> _A block of data_
* Begin *

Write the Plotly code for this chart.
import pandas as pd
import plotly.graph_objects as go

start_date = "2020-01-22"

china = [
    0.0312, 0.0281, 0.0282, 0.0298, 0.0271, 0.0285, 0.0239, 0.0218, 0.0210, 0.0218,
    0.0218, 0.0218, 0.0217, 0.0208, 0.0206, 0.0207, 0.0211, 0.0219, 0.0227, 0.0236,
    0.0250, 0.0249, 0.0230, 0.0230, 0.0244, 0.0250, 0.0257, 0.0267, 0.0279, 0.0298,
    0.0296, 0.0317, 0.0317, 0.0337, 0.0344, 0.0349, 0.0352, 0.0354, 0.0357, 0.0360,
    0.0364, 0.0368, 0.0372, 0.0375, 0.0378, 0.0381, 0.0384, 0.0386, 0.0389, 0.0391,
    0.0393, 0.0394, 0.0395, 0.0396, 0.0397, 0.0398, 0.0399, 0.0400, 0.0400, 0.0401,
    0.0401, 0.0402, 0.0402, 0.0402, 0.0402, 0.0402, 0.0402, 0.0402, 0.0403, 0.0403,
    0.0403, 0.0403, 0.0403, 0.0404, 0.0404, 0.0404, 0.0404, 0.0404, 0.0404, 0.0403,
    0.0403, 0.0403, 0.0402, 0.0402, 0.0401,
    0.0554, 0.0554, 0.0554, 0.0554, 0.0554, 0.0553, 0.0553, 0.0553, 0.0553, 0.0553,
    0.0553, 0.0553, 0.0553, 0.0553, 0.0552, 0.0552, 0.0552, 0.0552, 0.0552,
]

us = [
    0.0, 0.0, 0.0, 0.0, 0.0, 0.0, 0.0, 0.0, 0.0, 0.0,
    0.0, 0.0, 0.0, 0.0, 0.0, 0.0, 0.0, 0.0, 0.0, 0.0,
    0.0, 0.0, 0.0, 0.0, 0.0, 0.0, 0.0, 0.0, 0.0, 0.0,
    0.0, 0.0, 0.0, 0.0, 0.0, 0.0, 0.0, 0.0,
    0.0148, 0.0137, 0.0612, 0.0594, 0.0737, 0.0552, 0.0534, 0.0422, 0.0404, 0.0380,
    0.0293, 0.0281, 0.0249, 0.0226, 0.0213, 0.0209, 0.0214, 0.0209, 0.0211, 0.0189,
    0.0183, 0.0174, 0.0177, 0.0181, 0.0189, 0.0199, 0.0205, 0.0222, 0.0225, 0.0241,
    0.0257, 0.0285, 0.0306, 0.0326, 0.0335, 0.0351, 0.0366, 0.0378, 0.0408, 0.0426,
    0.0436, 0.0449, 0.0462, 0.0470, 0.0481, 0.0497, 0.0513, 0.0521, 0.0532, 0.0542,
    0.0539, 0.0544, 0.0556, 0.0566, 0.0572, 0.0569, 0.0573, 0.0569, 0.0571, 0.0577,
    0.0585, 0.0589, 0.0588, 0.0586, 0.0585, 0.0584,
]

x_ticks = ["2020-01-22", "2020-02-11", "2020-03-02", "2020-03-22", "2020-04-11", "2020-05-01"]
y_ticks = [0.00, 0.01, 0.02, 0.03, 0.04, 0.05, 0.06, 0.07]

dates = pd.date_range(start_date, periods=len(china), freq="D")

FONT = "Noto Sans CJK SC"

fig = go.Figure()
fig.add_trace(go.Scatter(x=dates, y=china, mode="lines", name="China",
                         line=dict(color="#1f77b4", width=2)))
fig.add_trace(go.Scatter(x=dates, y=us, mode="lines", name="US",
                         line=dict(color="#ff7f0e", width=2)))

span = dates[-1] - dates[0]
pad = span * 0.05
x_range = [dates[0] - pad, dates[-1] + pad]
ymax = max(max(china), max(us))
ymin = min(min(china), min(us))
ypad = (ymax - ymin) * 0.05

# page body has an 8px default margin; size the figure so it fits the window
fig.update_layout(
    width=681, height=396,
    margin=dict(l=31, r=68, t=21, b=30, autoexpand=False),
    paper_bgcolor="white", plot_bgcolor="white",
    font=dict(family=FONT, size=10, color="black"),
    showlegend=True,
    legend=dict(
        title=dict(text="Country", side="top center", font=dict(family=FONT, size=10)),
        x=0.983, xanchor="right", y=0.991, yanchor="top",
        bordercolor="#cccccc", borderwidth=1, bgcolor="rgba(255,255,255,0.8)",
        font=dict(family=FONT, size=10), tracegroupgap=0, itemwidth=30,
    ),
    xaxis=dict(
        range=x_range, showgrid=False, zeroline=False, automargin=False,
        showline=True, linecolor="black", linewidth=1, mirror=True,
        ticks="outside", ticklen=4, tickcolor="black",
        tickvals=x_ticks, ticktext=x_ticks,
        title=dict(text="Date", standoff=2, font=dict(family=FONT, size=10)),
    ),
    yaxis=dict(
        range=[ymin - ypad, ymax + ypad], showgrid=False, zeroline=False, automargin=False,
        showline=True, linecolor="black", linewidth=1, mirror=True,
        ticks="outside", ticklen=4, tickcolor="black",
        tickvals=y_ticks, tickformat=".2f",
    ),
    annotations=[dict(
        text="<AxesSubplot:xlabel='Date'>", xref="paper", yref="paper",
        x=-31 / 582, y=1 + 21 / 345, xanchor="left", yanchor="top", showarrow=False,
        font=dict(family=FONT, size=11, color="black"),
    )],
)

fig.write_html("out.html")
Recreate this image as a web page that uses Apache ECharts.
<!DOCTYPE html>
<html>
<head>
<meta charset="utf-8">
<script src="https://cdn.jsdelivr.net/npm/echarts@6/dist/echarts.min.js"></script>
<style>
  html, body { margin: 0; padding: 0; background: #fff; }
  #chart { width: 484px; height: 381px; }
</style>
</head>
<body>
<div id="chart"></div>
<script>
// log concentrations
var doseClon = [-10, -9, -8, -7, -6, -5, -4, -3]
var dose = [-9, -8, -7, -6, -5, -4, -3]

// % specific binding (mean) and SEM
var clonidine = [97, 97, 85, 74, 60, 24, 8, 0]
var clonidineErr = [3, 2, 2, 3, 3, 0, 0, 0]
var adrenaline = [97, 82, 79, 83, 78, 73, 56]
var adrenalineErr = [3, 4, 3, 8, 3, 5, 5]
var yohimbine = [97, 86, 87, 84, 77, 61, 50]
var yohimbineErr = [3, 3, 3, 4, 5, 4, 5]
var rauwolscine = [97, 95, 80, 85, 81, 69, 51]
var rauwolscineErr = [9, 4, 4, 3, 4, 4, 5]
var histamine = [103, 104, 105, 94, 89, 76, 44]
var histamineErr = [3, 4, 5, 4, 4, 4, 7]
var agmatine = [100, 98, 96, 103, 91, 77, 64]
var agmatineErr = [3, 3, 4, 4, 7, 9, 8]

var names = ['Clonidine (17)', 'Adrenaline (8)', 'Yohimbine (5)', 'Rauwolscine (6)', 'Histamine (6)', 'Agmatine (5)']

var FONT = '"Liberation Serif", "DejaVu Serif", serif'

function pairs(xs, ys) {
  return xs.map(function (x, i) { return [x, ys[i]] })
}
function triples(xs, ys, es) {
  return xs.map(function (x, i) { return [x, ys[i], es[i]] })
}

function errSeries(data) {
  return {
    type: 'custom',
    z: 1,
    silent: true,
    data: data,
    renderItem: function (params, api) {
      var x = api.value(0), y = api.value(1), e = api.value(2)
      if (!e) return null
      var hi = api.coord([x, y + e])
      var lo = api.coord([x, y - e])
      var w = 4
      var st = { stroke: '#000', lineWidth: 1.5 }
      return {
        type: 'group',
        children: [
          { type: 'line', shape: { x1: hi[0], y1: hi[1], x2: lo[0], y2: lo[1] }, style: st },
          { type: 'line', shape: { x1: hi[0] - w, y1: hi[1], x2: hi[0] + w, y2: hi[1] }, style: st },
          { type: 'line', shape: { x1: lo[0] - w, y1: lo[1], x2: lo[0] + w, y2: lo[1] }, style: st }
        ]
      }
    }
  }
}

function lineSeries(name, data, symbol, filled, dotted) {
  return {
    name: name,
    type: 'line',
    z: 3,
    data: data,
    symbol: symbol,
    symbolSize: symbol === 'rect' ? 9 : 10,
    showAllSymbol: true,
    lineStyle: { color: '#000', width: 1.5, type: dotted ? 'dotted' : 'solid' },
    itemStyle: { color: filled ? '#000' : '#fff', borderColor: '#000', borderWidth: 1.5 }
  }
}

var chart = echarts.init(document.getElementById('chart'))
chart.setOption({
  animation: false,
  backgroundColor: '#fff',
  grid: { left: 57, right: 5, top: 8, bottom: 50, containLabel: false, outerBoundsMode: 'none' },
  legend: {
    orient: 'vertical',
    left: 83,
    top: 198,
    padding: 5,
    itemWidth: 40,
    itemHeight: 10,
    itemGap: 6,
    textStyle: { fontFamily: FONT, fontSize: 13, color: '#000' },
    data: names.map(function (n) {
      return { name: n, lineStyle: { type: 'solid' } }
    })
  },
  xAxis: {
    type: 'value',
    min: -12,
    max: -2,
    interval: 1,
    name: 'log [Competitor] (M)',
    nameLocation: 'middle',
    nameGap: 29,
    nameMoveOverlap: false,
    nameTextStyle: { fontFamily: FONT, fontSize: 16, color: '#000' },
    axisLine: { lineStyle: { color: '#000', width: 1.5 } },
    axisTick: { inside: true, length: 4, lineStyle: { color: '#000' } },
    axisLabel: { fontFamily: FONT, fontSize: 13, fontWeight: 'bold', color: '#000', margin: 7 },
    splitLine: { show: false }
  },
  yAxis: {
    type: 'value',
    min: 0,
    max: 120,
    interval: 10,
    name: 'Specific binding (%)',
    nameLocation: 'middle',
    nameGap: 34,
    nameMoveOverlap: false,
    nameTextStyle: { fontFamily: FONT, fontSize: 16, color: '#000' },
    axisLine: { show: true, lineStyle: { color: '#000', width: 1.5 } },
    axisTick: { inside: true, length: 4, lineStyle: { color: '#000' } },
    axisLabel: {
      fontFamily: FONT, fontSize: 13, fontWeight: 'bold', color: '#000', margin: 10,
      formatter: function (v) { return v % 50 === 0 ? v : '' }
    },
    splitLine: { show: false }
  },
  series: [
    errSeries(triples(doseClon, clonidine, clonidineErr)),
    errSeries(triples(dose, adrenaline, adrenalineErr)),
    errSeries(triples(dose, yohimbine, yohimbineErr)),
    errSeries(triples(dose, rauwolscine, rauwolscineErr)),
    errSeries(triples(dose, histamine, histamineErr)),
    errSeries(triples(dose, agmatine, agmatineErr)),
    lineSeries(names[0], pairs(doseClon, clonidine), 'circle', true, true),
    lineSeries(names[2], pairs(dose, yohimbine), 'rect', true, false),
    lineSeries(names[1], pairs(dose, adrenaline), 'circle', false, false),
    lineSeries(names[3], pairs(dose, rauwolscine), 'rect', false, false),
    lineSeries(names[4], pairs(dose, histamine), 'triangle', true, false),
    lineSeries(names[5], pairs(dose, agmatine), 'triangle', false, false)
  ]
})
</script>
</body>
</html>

* End *

> _Requirements_
Copy out every line in the entries above that holds "page".

> _Answer to this exercise_
# page body has an 8px default margin; size the figure so it fits the window
Recreate this image as a web page that uses Apache ECharts.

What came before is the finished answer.